When deciding how much to contribute, you want to take into consideration how much money you typically spend per year for your health care or dependent care – if opening a dependent care FSA. The current contribution limit is $5,000 annually. Remember, if you contribute too much you won't get the money back!
Using a Flex Spending Account
Your employer will have specific information regarding your FSA plan, but the general rules are about the same from one plan to another:
- Using money from the flex fund requires a claim form and receipt that shows the expense, unless you have one of the rare FSA's with a debit card linked to it. Your qualified expenses will be reimbursed out of your flexible spending account, up to the amount you contribute annually.
- If needed, you can use an entire year's contribution early in the year – even before you've contributed the full amount, but you'll have to continue to contribute throughout the year until the full amount has been reached.
- You can use the funds through March of the following year that they're contributed, but any money left in the account after March without a claim will be forfeited.

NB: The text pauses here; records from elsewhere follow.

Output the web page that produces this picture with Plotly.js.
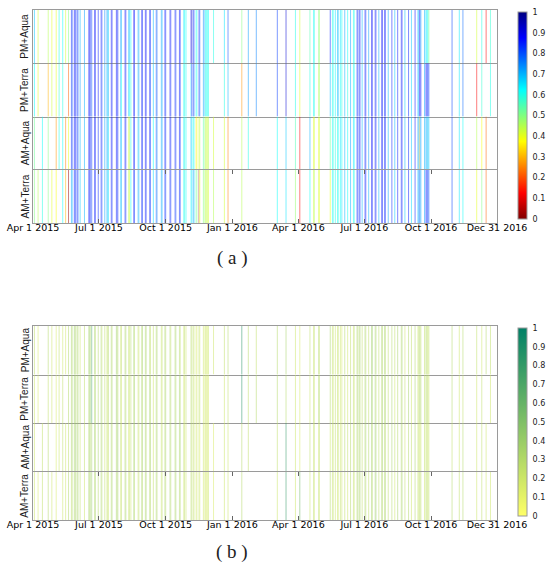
<!DOCTYPE html>
<html><head><meta charset="utf-8">
<script src="https://cdn.plot.ly/plotly-3.0.1.min.js"></script>
<style>html,body{margin:0;padding:0;background:#fff}#chart{width:548px;height:569px}</style>
</head><body><div id="chart"></div>
<script>
// ---------- DATA ----------
const rowLabels = ['PM+Aqua','PM+Terra','AM+Aqua','AM+Terra'];
const tickDates = ['2015-04-01','2015-07-01','2015-10-01','2016-01-01','2016-04-01','2016-07-01','2016-10-01','2016-12-31'];
const tickLabels = ['Apr 1 2015','Jul 1 2015','Oct 1 2015','Jan 1 2016','Apr 1 2016','Jul 1 2016','Oct 1 2016','Dec 31 2016'];
const panelLabels = ['(\u00a0a\u00a0)','(\u00a0b\u00a0)'];
const cbTickVals = [0,0.1,0.2,0.3,0.4,0.5,0.6,0.7,0.8,0.9,1];
const cbTickText = ['0','0.1','0.2','0.3','0.4','0.5','0.6','0.7','0.8','0.9','1'];
// observation days, counted from 2015-04-01
const obsDays = [2,7,13,21,26,32,36,41,45,49,
 53,54,57,58,59,61,62,65,71,77,78,79,81,85,86,90,94,95,99,102,103,104,108,109,115,116,117,121,122,127,128,132,133,135,139,140,145,146,150,151,155,156,161,162,166,170,171,177,178,182,183,189,190,196,197,202,203,208,209,211,218,219,221,222,225,226,229,230,235,236,238,239,240,241,242,
 249,264,269,288,297,308,337,349,362,368,382,387,388,394,395,410,413,414,417,
 420,421,424,426,430,434,438,442,443,447,448,450,451,454,458,459,463,467,468,472,473,477,481,482,485,486,490,495,499,503,508,509,513,518,522,527,531,532,533,534,535,540,542,543,544,545,546,
 578,588,593,612,619,625,631];

// panel (a)
const aPmAqua = [.68,.42,null,.45,.4,.4,.6,.62,.42,.5,
 .85,.82,.88,.86,.84,.85,.8,.7,.72,.87,.88,.85,.82,.88,.86,.85,.87,.84,.75,.72,.7,.68,.88,.86,.87,.88,.84,.72,.7,.88,.86,.7,.68,.62,.88,.86,.72,.7,.87,.85,.88,.86,.87,.84,.7,.8,.78,.72,.7,.87,.85,.88,.86,.86,.84,.87,.85,.65,.62,.62,.9,.92,.85,.83,.62,.6,.85,.82,.75,.72,.62,.6,.63,.6,.62,
 .6,.65,.8,.5,.72,.75,.82,.92,.6,.42,.55,.62,.6,.5,.48,.85,.6,.62,.65,
 .7,.68,.65,.62,.72,.62,.72,.62,.6,.85,.84,.85,.86,.7,.86,.84,.72,.88,.86,.87,.85,.72,.88,.86,.87,.85,.72,.86,.7,.86,.88,.86,.7,.85,.68,.87,.7,.68,.85,.86,.72,.7,.66,.64,.62,.6,.52,
 .82,.65,.78,.42,.6,.12,.58];
const aPmTerra = [.62,.4,null,.3,.42,.4,.58,.6,null,.22,
 .84,.8,.86,.88,.85,.83,.82,.72,.7,.86,.87,.84,.8,.87,.85,.86,.85,.83,.72,.7,.68,.7,.87,.85,.86,.87,.85,.7,.62,.87,.85,.68,.62,.6,.87,.85,.7,.72,.86,.84,.87,.85,.86,.82,.68,.78,.8,.7,.72,.86,.84,.87,.85,.85,.83,.86,.84,.62,.6,.62,.65,.82,.85,.8,.62,.6,.84,.8,.72,.7,.6,.62,.6,.62,.6,
 null,.6,.7,.27,.72,.75,.82,.92,.6,.4,.6,.62,.6,.45,.47,.7,.62,.6,.62,
 .68,.7,.62,.6,.7,.6,.7,.6,.62,.84,.85,.84,.85,.68,.85,.86,.7,.87,.85,.86,.84,.7,.87,.85,.86,.84,.7,.85,.68,.85,.87,.85,.68,.84,.66,.86,.7,.68,.86,.88,.86,.72,.86,.85,.84,.84,.82,
 .82,.65,.78,.12,.58,null,.6];
const aAmAqua = [.52,null,.62,.5,null,.27,.6,.62,.25,.4,
 .84,.82,.87,.85,.86,.84,.8,.7,.7,.86,.88,.85,.83,.87,.85,.84,.86,.84,.72,.7,.7,.66,.87,.85,.86,.87,.84,.7,.68,.87,.85,.42,.45,.6,.87,.85,.7,.68,.86,.84,.86,.85,.86,.83,.62,.8,.76,.7,.72,.86,.84,.87,.85,.85,.83,.86,.84,.64,.6,.62,.7,.65,.6,.62,.35,.38,.4,.45,.55,.5,.45,.42,.44,.42,.45,
 .42,.42,.25,.45,.6,null,.62,.68,.55,.12,.7,.4,.42,.4,.42,.52,.62,.6,.6,
 .6,.62,.65,.62,.7,.62,.72,.65,.62,.84,.85,.84,.86,.7,.86,.84,.72,.87,.86,.86,.85,.72,.87,.85,.86,.84,.7,.85,.7,.85,.87,.85,.7,.84,.68,.86,.72,.7,.3,.7,.72,.7,.72,.7,.68,.7,.68,
 .82,.65,.62,.45,.38,.22,null];
const aAmTerra = [.5,.45,.6,.5,.4,.38,null,.62,.3,.02,
 .72,.7,.86,.85,.84,.85,.82,.68,.7,.86,.87,.84,.82,.86,.85,.84,.86,.83,.72,.7,.68,.66,.86,.84,.85,.86,.84,.68,.7,.86,.84,.45,.42,.62,.86,.84,.72,.7,.85,.83,.86,.84,.85,.83,.66,.78,.76,.72,.7,.85,.83,.86,.84,.84,.82,.85,.83,.62,.6,.62,.62,.65,.72,.7,.55,.5,.02,.4,.5,.48,.44,.42,.45,.43,.42,
 .45,.42,.25,.45,null,null,.62,.65,.48,.12,.62,.42,.45,.42,.4,.4,.6,.62,.6,
 .62,.6,.62,.65,.7,.62,.7,.62,.6,.85,.84,.85,.84,.7,.85,.86,.7,.86,.85,.87,.84,.7,.86,.85,.85,.84,.72,.84,.68,.86,.86,.84,.68,.85,.66,.85,.7,.72,.75,.78,.7,.72,.84,.85,.83,.82,.8,
 .82,.65,.62,.4,.5,.22,null];

// panel (b)
const bPmAqua = [.25,.15,null,.3,.2,.15,.25,.2,.18,.3,
 .35,.3,.4,.35,.3,.35,.3,.2,.25,.35,.4,.3,.7,.35,.3,.3,.35,.25,.25,.2,.25,.3,.35,.3,.35,.4,.3,.2,.25,.3,.35,.25,.2,.3,.35,.3,.25,.2,.3,.35,.3,.35,.3,.25,.25,.3,.35,.2,.25,.35,.3,.3,.25,.3,.35,.3,.25,.2,.25,.2,.3,.25,.3,.2,.2,.15,.25,.2,.2,.15,.2,.15,.2,.15,.2,
 .2,.25,.3,.85,.3,.25,.3,.35,.2,.15,.25,.2,.25,.3,.25,.35,.2,.25,.2,
 .2,.25,.2,.15,.3,.2,.25,.2,.25,.35,.3,.3,.35,.25,.35,.3,.25,.35,.4,.3,.35,.25,.35,.3,.35,.3,.25,.3,.25,.35,.3,.35,.2,.3,.25,.3,.2,.25,.3,.3,.25,.25,.3,.3,.25,.2,.25,
 .3,.2,.3,.25,.2,.3,.25];
const bPmTerra = [.2,.15,null,.25,.2,.15,.2,.25,null,.3,
 .3,.35,.35,.4,.3,.3,.35,.25,.25,.3,.35,.4,.7,.3,.35,.3,.4,.3,.25,.25,.2,.3,.3,.35,.4,.35,.3,.25,.2,.35,.3,.25,.2,.25,.3,.35,.2,.25,.35,.3,.35,.3,.35,.3,.2,.35,.3,.25,.2,.3,.35,.3,.3,.35,.3,.35,.3,.2,.2,.25,.25,.3,.25,.2,.15,.2,.2,.25,.15,.2,.15,.2,.15,.2,.15,
 null,.2,.25,.85,.25,.3,.3,.3,.2,.15,.2,.25,.2,.3,.3,.3,.25,.2,.25,
 .25,.2,.2,.2,.25,.2,.3,.25,.2,.3,.35,.35,.3,.25,.3,.35,.25,.4,.35,.35,.3,.25,.3,.35,.3,.35,.25,.35,.2,.3,.35,.3,.25,.35,.2,.35,.25,.2,.3,.35,.3,.25,.3,.25,.3,.25,.2,
 .3,.2,.25,.2,.25,null,.2];
const bAmAqua = [.2,null,.25,.3,null,.15,.2,.25,.2,.25,
 .3,.35,.3,.35,.4,.3,.35,.2,.25,.3,.35,.3,.35,.4,.3,.35,.3,.35,.2,.25,.2,.25,.35,.3,.3,.35,.4,.25,.2,.35,.3,.2,.15,.25,.3,.35,.25,.2,.3,.35,.35,.3,.3,.35,.2,.3,.35,.2,.25,.3,.35,.35,.3,.3,.35,.3,.35,.25,.2,.2,.3,.25,.2,.25,.15,.2,.2,.15,.2,.15,.15,.2,.15,.2,.15,
 .15,.2,.2,.3,.25,null,.25,.8,.2,.15,.25,.2,.25,.2,.25,.2,.25,.2,.25,
 .2,.25,.2,.2,.3,.25,.3,.2,.25,.35,.3,.3,.35,.25,.3,.35,.3,.35,.3,.4,.35,.25,.3,.35,.3,.3,.25,.35,.25,.3,.35,.3,.2,.3,.25,.35,.2,.25,.15,.25,.2,.25,.2,.25,.2,.25,.2,
 .25,.2,.3,.2,.25,.2,null];
const bAmTerra = [.2,.15,.25,.3,.2,.15,null,.2,.2,.3,
 .25,.3,.35,.3,.35,.3,.35,.25,.2,.35,.3,.35,.4,.3,.35,.3,.35,.3,.25,.2,.25,.2,.3,.35,.35,.3,.35,.2,.25,.3,.35,.2,.25,.2,.35,.3,.2,.25,.35,.3,.3,.35,.3,.3,.25,.35,.3,.2,.25,.35,.3,.35,.3,.3,.35,.3,.3,.2,.25,.2,.25,.3,.2,.25,.15,.2,.2,.2,.15,.2,.15,.2,.15,.15,.2,
 .15,.2,.2,.3,null,null,.2,.8,.2,.55,.2,.25,.2,.25,.2,.3,.2,.25,.2,
 .2,.2,.25,.2,.25,.2,.3,.25,.2,.3,.35,.3,.35,.25,.35,.3,.25,.35,.3,.35,.4,.25,.35,.3,.3,.35,.25,.3,.2,.35,.3,.35,.25,.3,.2,.3,.25,.2,.25,.3,.25,.2,.3,.25,.25,.2,.25,
 .3,.25,.3,.2,.25,.2,.2];

// ---------- CHART ----------
const jet = [[0,'#800000'],[0.125,'#ff0000'],[0.375,'#ffff00'],[0.625,'#00ffff'],[0.875,'#0000ff'],[1,'#000080']];
const summer = [[0,'#ffff66'],[1,'#008066']];
const DAY = 86400000;
const t0 = Date.UTC(2015,3,1);
const toDate = d => new Date(t0 + d*DAY).toISOString().slice(0,10);

const W=548, H=569, X0=33, X1=497;
const py = p => 1 - p/H;
const panels = [
  {top:10, bottom:223, rows:[aPmAqua,aPmTerra,aAmAqua,aAmTerra], cs:jet, cb:[12,219], label:258},
  {top:326, bottom:520, rows:[bPmAqua,bPmTerra,bAmAqua,bAmTerra], cs:summer, cb:[328,516], label:552}
];
const sans = "'Liberation Sans', Arial, sans-serif";
const wide = "'DejaVu Sans', Verdana, sans-serif";
const traces = [];
const layout = {
  width:W, height:H, margin:{l:0,r:0,t:0,b:0},
  paper_bgcolor:'#fff', plot_bgcolor:'#fff', showlegend:false,
  annotations:[]
};
const lineCol = '#9a9a9a';
panels.forEach((P,pi)=>{
  const h = (P.bottom-P.top)/4;
  P.rows.forEach((vals,ri)=>{
    const idx = pi*4+ri+1; const s = idx===1 ? '' : String(idx);
    const xs=[], vs=[];
    obsDays.forEach((d,i)=>{ if(vals[i]!=null){ xs.push(toDate(d)); vs.push(vals[i]); } });
    const last = ri===3;
    traces.push({
      type:'bar', x:xs, y:xs.map(()=>1), width:1.4*DAY,
      xaxis:'x'+s, yaxis:'y'+s, opacity:0.5, hoverinfo:'skip',
      marker:{color:vs, colorscale:P.cs, cmin:0, cmax:1, line:{width:0},
        showscale: ri===0,
        colorbar:{x:518/W, xanchor:'left', y:py((P.cb[0]+P.cb[1])/2), yanchor:'middle',
          len:(P.cb[1]-P.cb[0])/H, lenmode:'fraction', thickness:9, thicknessmode:'pixels',
          xpad:0, ypad:0, outlinewidth:1, outlinecolor:'#9a9a9a',
          tickvals:cbTickVals, ticktext:cbTickText, ticks:'outside', ticklen:4, tickcolor:'#fff',
          tickfont:{family:wide, size:8, color:'#222'}}}
    });
    layout['xaxis'+s] = {
      type:'date', domain:[X0/W, X1/W], range:[toDate(0),'2016-12-31'], anchor:'y'+s,
      showgrid:false, zeroline:false,
      showline: ri!==2, linecolor:lineCol, linewidth:1,
      mirror: last ? 'ticks' : (ri===0), ticks: last ? 'inside' : '', ticklen:4, tickcolor:'#666',
      tickvals:tickDates, ticktext:tickLabels, showticklabels:last, ticklabelstandoff:-4,
      tickfont:{family:wide, size:9.5, color:'#000'}, fixedrange:true
    };
    layout['yaxis'+s] = {
      domain:[py(P.top+(ri+1)*h), py(P.top+ri*h)], range:[0,1], anchor:'x'+s,
      showline:true, mirror:true, linecolor:lineCol, linewidth:1,
      showgrid:false, zeroline:false, showticklabels:false, ticks:'', fixedrange:true
    };
    layout.annotations.push({
      text:rowLabels[ri], xref:'paper', yref:'paper', x:25/W, y:py(P.top+(ri+0.5)*h),
      xanchor:'center', yanchor:'middle', textangle:-90, showarrow:false,
      font:{family:sans, size:10, color:'#1a1a1a'}
    });
  });
  layout.annotations.push({
    text:panelLabels[pi], xref:'paper', yref:'paper', x:232/W, y:py(P.label),
    xanchor:'center', yanchor:'middle', showarrow:false,
    font:{family:"'Liberation Serif', 'Times New Roman', serif", size:19, color:'#222'}
  });
});
Plotly.newPlot('chart', traces, layout, {staticPlot:true, displayModeBar:false});
</script>
</body></html>
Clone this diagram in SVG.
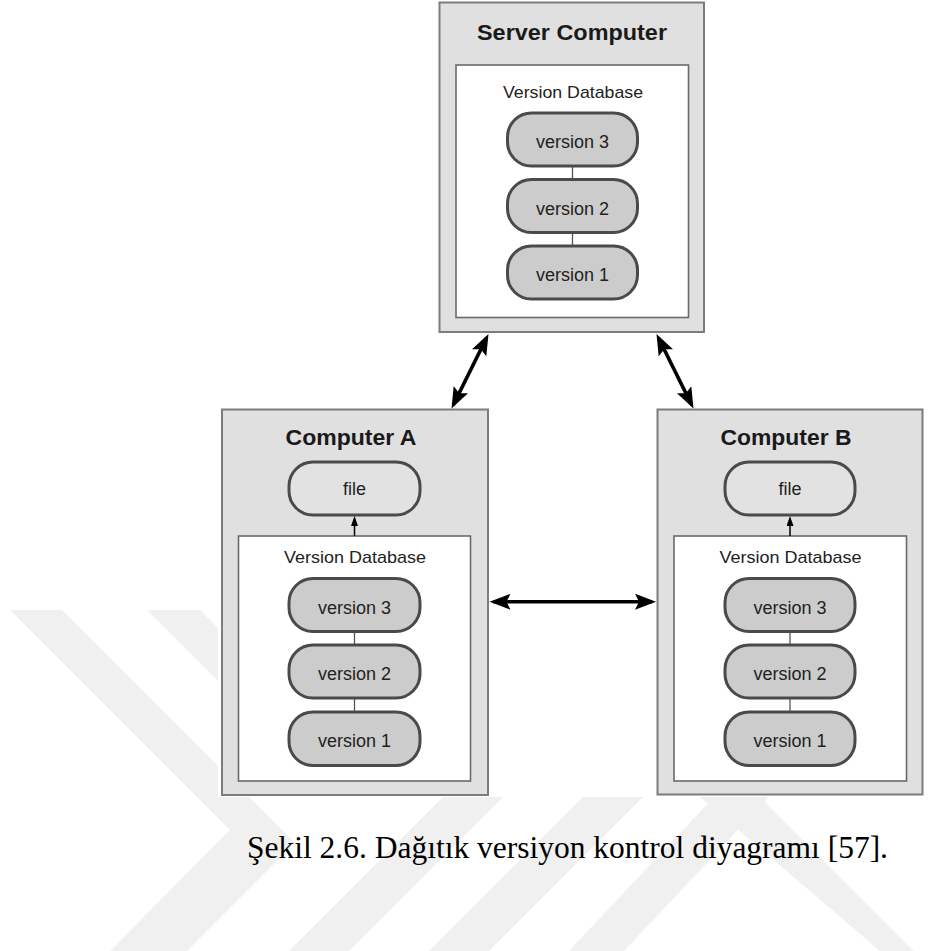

Flexible Spending Account Uses
Health Care FSA: Covers health related procedures that are not considered cosmetic. You won't be able to get liposuction or hair transplants on an FSA, but infertility treatments or midwives or psychiatry services not covered by your health insurance are considered qualified procedures. Co-pays and fees not covered by insurance can be reimbursed from money in a flexible spending account.
Dependent Care FSA: Covers expenses related to child or adult dependent care while you're at work or working, including day care for children under the age of 13, or older children and adults who are physically or mentally incapable of self-care. Day camps that allow you to work can be paid for with flexible spending accounts.